UMaine basketball teams need more production from post players

Each University of Maine basketball team has only one true big freshman back-to-the-basket low post player.

The women have 6-foot-5 Kat Williams, a true freshman from Florida while the men have 6-9 Miks Antoms, who is from Latvia and prepped for a season with the Lee Academy postgrad team.

So far this season, Antoms has played 37 minutes in four games and Williams has played 16 minutes in two games while the men have compiled an 0-4 record and the women have gone 3-1.

With so many guards on each listed roster — eight of 13 for the women and 12 of the 17 for the men — both teams have preferred the three game. Both have been guard- oriented the past three years and seem content being the same again this season.

Both teams appear to be using similar types of offensive sets. The post players just screen for the guards off or on the ball and look for them when they have the ball at the high post area.

They do not move into the low post block much and when they do they don’t get many looks or touches.

Neither team had a good inside-outside game over the past few years but instead relied mostly on dribble penetration for kick-outs and ball reversal off perimeter passes to get open 3-pointers.

Statistics prove that the highest percentage for a made 3-pointer is when the ball goes inside to a post player and is then kicked back out for a 3-point shot. Other rates of success in descending order are: dribble penetration and kick-out passes, perimeter passes, and shooting off the dribble.

The UMaine men’s and women’s stats show how dependent both teams are on 3-point shots and how both are struggling thus far with the men shooting 21.4 percent on 3-pointers and the women hitting 28.2 percent of their 3-pointers.

For the men, 42.8 percent of their total field-goal attempts have been 3-pointers while 39 percent of women’s field goals have been 3-point attempts.

Meanwhile, both teams post players aren’t taking as many shots with the four men’s post players taking 25.8 percent of Maine’s field goal attempts and the women’s four post players taking only 12.9 percent of the field goal attempts.

For assists, the men’s post players only have 21.4 percent of the team’s assists while the women have just 19 percent.

These stats show that the post players on both teams aren’t involved in their offenses enough to be effective.

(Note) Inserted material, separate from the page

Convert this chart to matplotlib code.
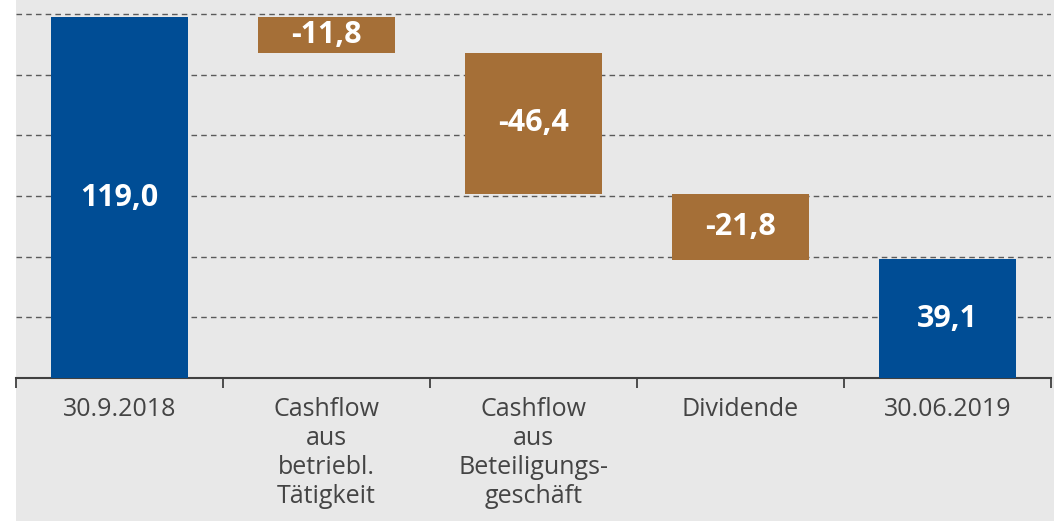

The coaches should use exhibition and non-conference games to develop post and other players for conference regular season games and the league tourneys. Wins during the regular season aren’t as important as preparing for tourney play because all teams qualify for the tournaments.

A good goal for the men’s team would be to win a conference tourney game this season while the women’s goal should be a return to the conference finals.

However, those goals won’t be reached if they don’t develop their post players for much needed inside-outside games to boost 3-point percentages and to match up better defensively with America East post players.

It will be interesting to see which team, men or women, develop their freshman post players the quickest to help their teams during conference play.

Antoms has logged more minutes than Williams, so that gives the men’s team’s a slight edge but neither player has received many touches on the block.

They can’t improve sitting on the bench.